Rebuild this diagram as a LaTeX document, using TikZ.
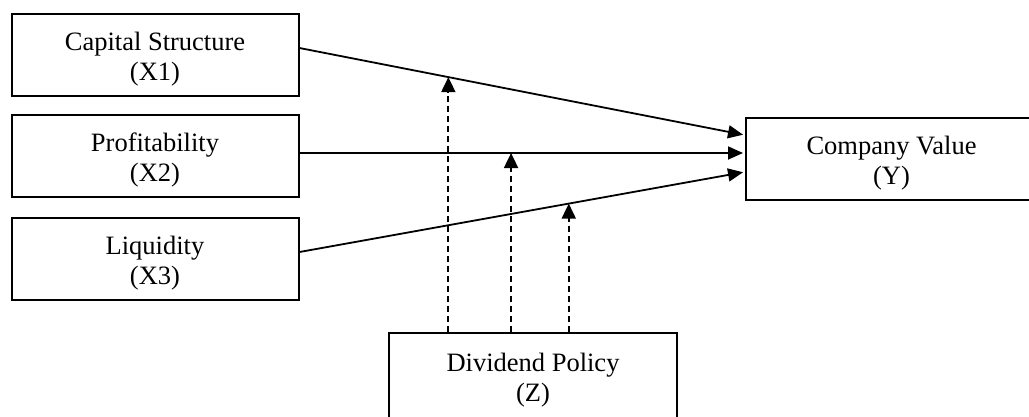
\documentclass[tikz,border=0pt]{standalone}
\usepackage{fontspec}
\setmainfont{Liberation Serif}
\usetikzlibrary{arrows.meta,calc}
\newcommand\firststrut{\rule{0pt}{27pt}}
\begin{document}
\begin{tikzpicture}[x=1pt,y=-1pt,
  box/.style={draw, line width=2pt, minimum width=287pt, minimum height=82pt,
    inner sep=0pt, align=center, font=\fontsize{26.5}{30}\selectfont},
  link/.style={line width=1.8pt, -{Triangle[length=15pt,width=13pt]}, shorten >=1.5pt},
  moder/.style={line width=1.8pt, dash pattern=on 6pt off 4pt, -{Triangle[length=15pt,width=14pt]}}]
\clip (0,0) rectangle (1029,416);
\node[box] (x1) at (155,54.5) {\firststrut Capital Structure\\(X1)};
\node[box] (x2) at (155,156) {\firststrut Profitability\\(X2)};
\node[box] (x3) at (155,258.5) {\firststrut Liquidity\\(X3)};
\node[box, minimum width=292pt] (y) at (891.5,158.5) {\firststrut Company Value\\(Y)};
\node[box, minimum width=288pt, minimum height=86pt] (z) at (533,376) {\firststrut Dividend Policy\\(Z)};
\draw[link] ([yshift=6.5pt]x1.east) -- coordinate[pos=0.3345] (m1) ([yshift=23.5pt]y.west);
\draw[link] ([yshift=3pt]x2.east) -- coordinate[pos=0.4754] (m2) ([yshift=5.5pt]y.west);
\draw[link] ([yshift=6.5pt]x3.east) -- coordinate[pos=0.6051] (m3) ([yshift=-13.5pt]y.west);
\draw[moder] (z.north -| m1) -- (m1);
\draw[moder] (z.north -| m2) -- (m2);
\draw[moder] (z.north -| m3) -- (m3);
\end{tikzpicture}
\end{document}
■ ■ ■ ■ ■
• **PROBLEM TO SOLVE**: Reproduce the material word for word, minus the images.

• **OUTPUT OF THE EXERCISE**:
Rebuild this diagram as a LaTeX document, using TikZ.
\documentclass[tikz,border=0pt]{standalone}
\usepackage{fontspec}
\setmainfont{Liberation Serif}
\usetikzlibrary{arrows.meta,calc}
\newcommand\firststrut{\rule{0pt}{27pt}}
\begin{document}
\begin{tikzpicture}[x=1pt,y=-1pt,
  box/.style={draw, line width=2pt, minimum width=287pt, minimum height=82pt,
    inner sep=0pt, align=center, font=\fontsize{26.5}{30}\selectfont},
  link/.style={line width=1.8pt, -{Triangle[length=15pt,width=13pt]}, shorten >=1.5pt},
  moder/.style={line width=1.8pt, dash pattern=on 6pt off 4pt, -{Triangle[length=15pt,width=14pt]}}]
\clip (0,0) rectangle (1029,416);
\node[box] (x1) at (155,54.5) {\firststrut Capital Structure\\(X1)};
\node[box] (x2) at (155,156) {\firststrut Profitability\\(X2)};
\node[box] (x3) at (155,258.5) {\firststrut Liquidity\\(X3)};
\node[box, minimum width=292pt] (y) at (891.5,158.5) {\firststrut Company Value\\(Y)};
\node[box, minimum width=288pt, minimum height=86pt] (z) at (533,376) {\firststrut Dividend Policy\\(Z)};
\draw[link] ([yshift=6.5pt]x1.east) -- coordinate[pos=0.3345] (m1) ([yshift=23.5pt]y.west);
\draw[link] ([yshift=3pt]x2.east) -- coordinate[pos=0.4754] (m2) ([yshift=5.5pt]y.west);
\draw[link] ([yshift=6.5pt]x3.east) -- coordinate[pos=0.6051] (m3) ([yshift=-13.5pt]y.west);
\draw[moder] (z.north -| m1) -- (m1);
\draw[moder] (z.north -| m2) -- (m2);
\draw[moder] (z.north -| m3) -- (m3);
\end{tikzpicture}
\end{document}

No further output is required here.